If that can't work, if you can't out avoid these seeking weapons, then...you won't. You'll just armor up, bite down hard, and try to shoot them out of the sky, and eat what's left over but never losing your focus on closing with your real target. It's not that they're not a deterrent, but the opponent can't do much about them. That makes the ship carrying them a deterrent (since they may let fly at any time), but not the missiles themselves. They're just an artifact of damage coming your way just like a meson beam.

This is a key, to me, issue with the game play in general, about "space combat". It's just a slugfest in open space. Who can do the most damage to who, faster. Just two armored boxes running in close to each other, firing as often as they can hoping they open up the other guy first. Pedal to the metal, *WHAM**WHAM**WHAM**WHAM**WHAM**WHAM**WHAM* until somebody breaks.

There's no dance.

In Ouray, a town in Colorado. On the 4th of July (I should say, on the the 4th of July I happened to be there, but it felt like an annual event), they would cordon off one of the down town intersections. It would be surrounded by spectators. Then they would hook up firehoses to the juxtaposed hydrants kitty corner from each other.

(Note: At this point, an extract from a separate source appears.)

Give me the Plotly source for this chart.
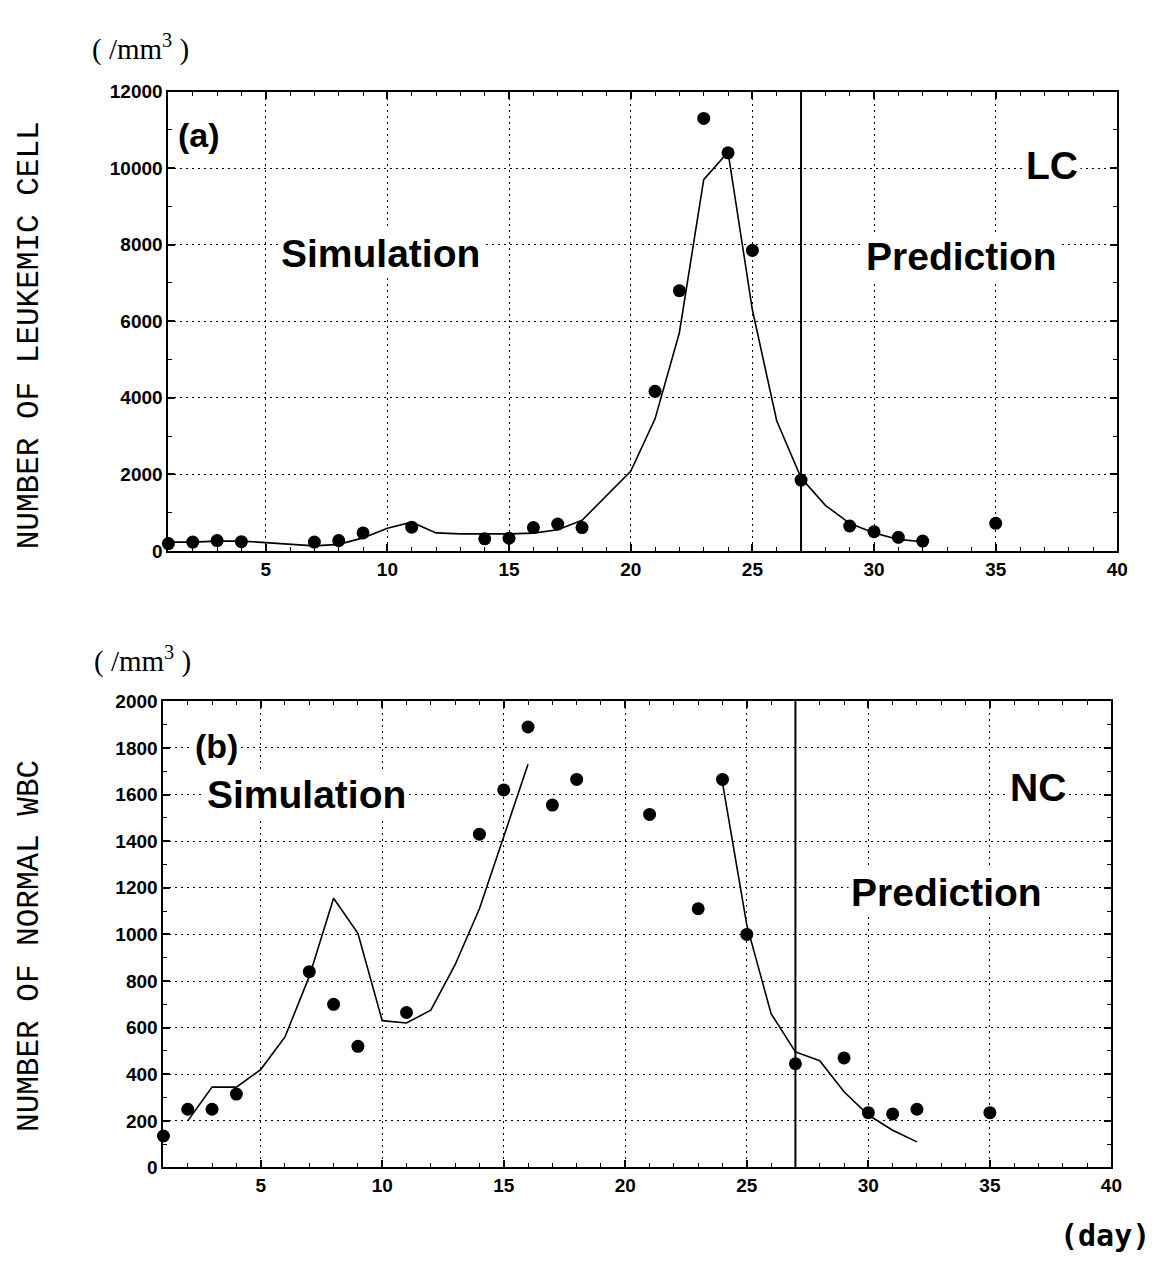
import plotly.graph_objects as go

# ---------------- data ----------------
# (a) leukemic cells
lc_obs_days = [1, 2, 3, 4, 7, 8, 9, 11, 14, 15, 16, 17, 18, 21, 22, 23, 24, 25, 27, 29, 30, 31, 32, 35]
lc_obs_vals = [190, 230, 270, 240, 230, 270, 470, 620, 315, 330, 610, 700, 610,
               4170, 6800, 11300, 10400, 7850, 1850, 650, 500, 355, 255, 720]
lc_sim_days = list(range(1, 33))
lc_sim_vals = [230, 230, 255, 255, 215, 170, 130, 170, 340, 590, 750, 470, 445, 445, 445, 465,
               550, 800, 1450, 2080, 3450, 5700, 9700, 10420, 6300, 3400, 1910, 1190, 720, 470, 300, 240]

# (b) normal WBC
nc_obs_days = [1, 2, 3, 4, 7, 8, 9, 11, 14, 15, 16, 17, 18, 21, 23, 24, 25, 27, 29, 30, 31, 32, 35]
nc_obs_vals = [135, 250, 250, 315, 840, 700, 520, 665, 1430, 1620, 1890, 1555, 1665,
               1515, 1110, 1665, 1000, 445, 470, 235, 230, 250, 235]
nc_sim1_days = list(range(2, 17))
nc_sim1_vals = [200, 345, 345, 420, 560, 820, 1155, 1005, 630, 620, 675, 870, 1110, 1425, 1730]
nc_sim2_days = list(range(24, 33))
nc_sim2_vals = [1650, 1040, 660, 496, 458, 325, 225, 160, 110]

prediction_start_day = 27

x_range = [1, 40]
lc_range = [0, 12000]
nc_range = [0, 2000]

# ---------------- figure ----------------
BLACK = "black"
fig = go.Figure()

fig.add_trace(go.Scatter(x=lc_sim_days, y=lc_sim_vals, mode="lines",
                         line=dict(color=BLACK, width=1.6), xaxis="x", yaxis="y", showlegend=False))
fig.add_trace(go.Scatter(x=lc_obs_days, y=lc_obs_vals, mode="markers",
                         marker=dict(color=BLACK, size=13), xaxis="x", yaxis="y", showlegend=False,
                         cliponaxis=False))
fig.add_trace(go.Scatter(x=nc_sim1_days, y=nc_sim1_vals, mode="lines",
                         line=dict(color=BLACK, width=1.6), xaxis="x2", yaxis="y2", showlegend=False))
fig.add_trace(go.Scatter(x=nc_sim2_days, y=nc_sim2_vals, mode="lines",
                         line=dict(color=BLACK, width=1.6), xaxis="x2", yaxis="y2", showlegend=False))
fig.add_trace(go.Scatter(x=nc_obs_days, y=nc_obs_vals, mode="markers",
                         marker=dict(color=BLACK, size=13), xaxis="x2", yaxis="y2", showlegend=False,
                         cliponaxis=False))

tickfont = dict(family="Liberation Sans", size=19, color=BLACK, weight="bold")
grid = dict(showgrid=True, gridcolor=BLACK, gridwidth=1.4, griddash="2px,4px")
frame = dict(showline=True, linecolor=BLACK, linewidth=2, mirror="ticks",
             ticks="inside", ticklen=7, tickwidth=1.5, tickcolor=BLACK, zeroline=False,
             tickfont=tickfont, tickformat="d")


def xaxis(domain, anchor):
    return dict(domain=domain, anchor=anchor, range=x_range, tick0=0, dtick=5,
                minor=dict(dtick=1, tick0=0, ticks="inside", ticklen=4, tickwidth=1.3,
                           tickcolor=BLACK, showgrid=False),
                **grid, **frame)


def yaxis(domain, anchor, rng, dtick, minor_dtick):
    return dict(domain=domain, anchor=anchor, range=rng, tick0=0, dtick=dtick,
                minor=dict(dtick=minor_dtick, tick0=0, ticks="inside", ticklen=4, tickwidth=1.3,
                           tickcolor=BLACK, showgrid=False),
                **grid, **frame)


W, H = 1166, 1267
fig.update_layout(
    width=W, height=H,
    margin=dict(l=0, r=0, t=0, b=0),
    paper_bgcolor="white", plot_bgcolor="white",
    xaxis=xaxis([170 / W, 1128 / W], "y"),
    yaxis=yaxis([1 - 550 / H, 1 - 83 / H], "x", lc_range, 2000, 1000),
    xaxis2=xaxis([165 / W, 1122 / W], "y2"),
    yaxis2=yaxis([1 - 1177 / H, 1 - 703 / H], "x2", nc_range, 200, 100),
)

# prediction boundary lines
for xr, yr in (("x", "y domain"), ("x2", "y2 domain")):
    fig.add_shape(type="line", xref=xr, yref=yr, x0=prediction_start_day, x1=prediction_start_day,
                  y0=0, y1=1, line=dict(color=BLACK, width=2))

label_font = dict(family="Liberation Sans", size=39, color=BLACK, weight="bold")


def label(text, x, y, xr, yr, size=39):
    f = dict(label_font)
    f["size"] = size
    fig.add_annotation(text=text, x=x, y=y, xref=xr, yref=yr, showarrow=False,
                       xanchor="center", yanchor="middle",
                       font=f, bgcolor="white", borderpad=2)


label("(a)", 2.25, 10870, "x", "y", 34)
label("Simulation", 9.7, 7780, "x", "y")
label("Prediction", 33.6, 7700, "x", "y")
label("LC", 37.3, 10080, "x", "y")

label("(b)", 3.2, 1810, "x2", "y2", 34)
label("Simulation", 6.9, 1600, "x2", "y2")
label("NC", 37.0, 1630, "x2", "y2")
label("Prediction", 33.2, 1180, "x2", "y2")

# axis titles
mono = dict(family="Liberation Mono", size=31, color=BLACK)
fig.add_annotation(text="NUMBER OF LEUKEMIC CELL", x=30 / W, y=1 - 331 / H,
                   xref="paper", yref="paper", textangle=-90, showarrow=False, font=mono,
                   xanchor="center", yanchor="middle")
fig.add_annotation(text="NUMBER OF NORMAL WBC", x=30 / W, y=1 - 952 / H,
                   xref="paper", yref="paper", textangle=-90, showarrow=False, font=mono,
                   xanchor="center", yanchor="middle")

unit_font = dict(family="Liberation Serif", size=29, color=BLACK)
unit_text = "(\u00a0/mm<sup>3</sup>\u00a0)"
fig.add_annotation(text=unit_text, x=142 / W, y=1 - 38 / H, xref="paper", yref="paper",
                   showarrow=False, font=unit_font, xanchor="center", yanchor="middle")
fig.add_annotation(text=unit_text, x=144 / W, y=1 - 660 / H, xref="paper", yref="paper",
                   showarrow=False, font=unit_font, xanchor="center", yanchor="middle")

fig.add_annotation(text="(day)", x=1116 / W, y=1 - 1246 / H, xref="paper", yref="paper",
                   showarrow=False, xanchor="center", yanchor="middle",
                   font=dict(family="DejaVu Sans Mono", size=30, color=BLACK, weight="bold"))

fig.write_html("out.html")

Two teams of 3 (maybe for) folks in padded rain suits, safety goggle, and plastic face masks would then pick up their respective firehouse, turn them on full blast, and proceed to pound the other team with it. Each team would then close on each other, occasionally rotating the person in front to the back, until they're on top of each other. Hoses pummeling them until, eventually, one of the teams succumbs.

The one I saw, it seemed that one of the teams lead guy managed to take the stream of water under the chin. His mask went flying one way, he went flying the other, the hose got loose and the water scythed in to the crowd like a bunch of suicidal groupies before they managed to get it under control.

Space combat, I think, is something like that.
Would a ship go into a protective mode of venting the atmosphere (everybody suits up) to prevent explosive decompression when a missile strikes a craft?